Lesson 1: Exploring the features of a text that entertains – Wombat Stew
Learning Intention: Students are learning to identify features of texts that entertain and re-create an imaginative text
Success Criteria:
Students can:
identify the text purpose and audience of a text that entertains
recognise how non-verbal language is used to communicate
sort words and images into categories
sequence events in a text
use verbs in own writing
use prepositional phrases
experiment with writing a compound sentence.
Introduce the text Wombat Stew.
Explore the context of the text by introducing the main character, Dingo, and the other Australian animals featured.
Start an anchor chart by drawing and labelling the animals from the text; this can be used throughout the unit to support student writing. Use the chart to prompt a discussion with students sharing their knowledge about dingoes, for example, they are strong, predators, meat eaters.
Discuss how the author has used what is known about Australian animals and their environment to create an imaginative text that entertains children.
After discussing the animals in the text, students tell a partner what they think the title Wombat Stew means and make predictions about what ‘ingredients’ the main character, Dingo, intends on using to make a stew.
Read the text Wombat Stew. Review students’ predictions from activity 3. Discuss some of the features in the text that students found entertaining.
For example, the illustrations, rhyme and repetition. Ask students who might enjoy reading this text and why.
Unpack the features on the page, including Dingo’s expression; the tears or sweat falling off his face; the noise he makes, as shown in the speech bubble; the text, for example, “I am poisoned!” he howled. Identify the punctuation used in the text and discuss the purpose of the exclamation.
In pairs, students discuss Dingo’s reaction. Support discussion with questions. For example:
Why didn’t Dingo like the stew?
Would you like to eat the wombat stew?
Show how you would react if you tasted the wombat stew. What would you do or say?
Revisit the text and identify other parts of the story that show the reactions of different characters through the illustrations and text. Name how the characters are feeling in the scenes.
Facial expression and body language contribute to meaning.
ACTIVITY:In small groups, students role-play scenes from the text by creating freeze frames to show the characters’ reactions and feelings. Allocate scenes to groups. For example:
when Dingo catches Wombat (happy, proud)
when Wombat realises he is going to be put in the stew (worried, scared)
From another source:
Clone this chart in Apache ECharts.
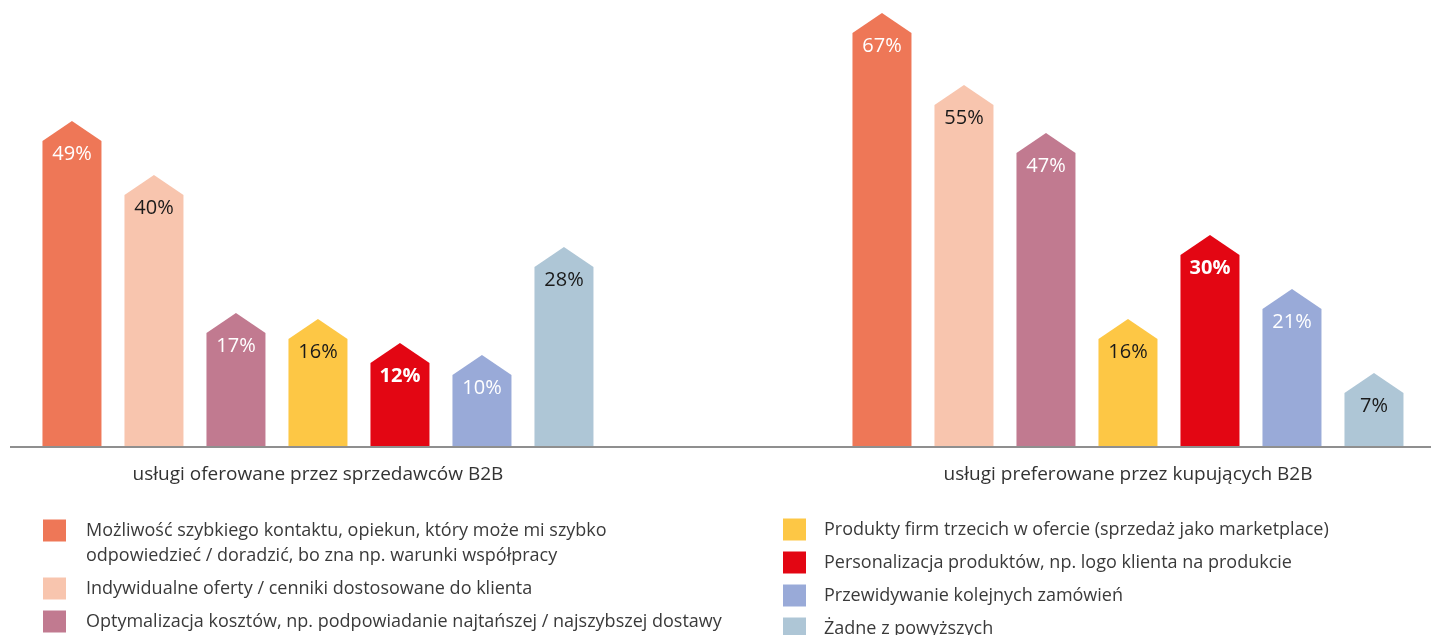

when Platypus (smirks, looks confident) first tricks Dingo (shocked, surprised) by suggesting adding mud to the stew
animals showing that they do not like Dingo singing (annoyed, hands over ears, bothered)
the animals’ reaction when the stew is ready for the wombat to be added (shocked, worried, angry)
Dingo boasting (toothy grin, puffed out chest, dancing)
the animals’ reaction when Dingo tries the stew and runs away (laughing, celebrating).
Draw, Talk, Write, Share
Using one of the group’s freeze frames, model writing a sentence to describe it. For example:
Dingo is proud. Wombat is scared.
Students draw a picture of the scene they acted out in activity 8 and write a sentence to describe it. They can use the chart and teacher modelling to write independently.
Too hard? Students draw and label their freeze frame scene.
Too easy? Students use the conjunction ‘because’ to write a compound sentence. For example, Dingo is proud because he caught Wombat.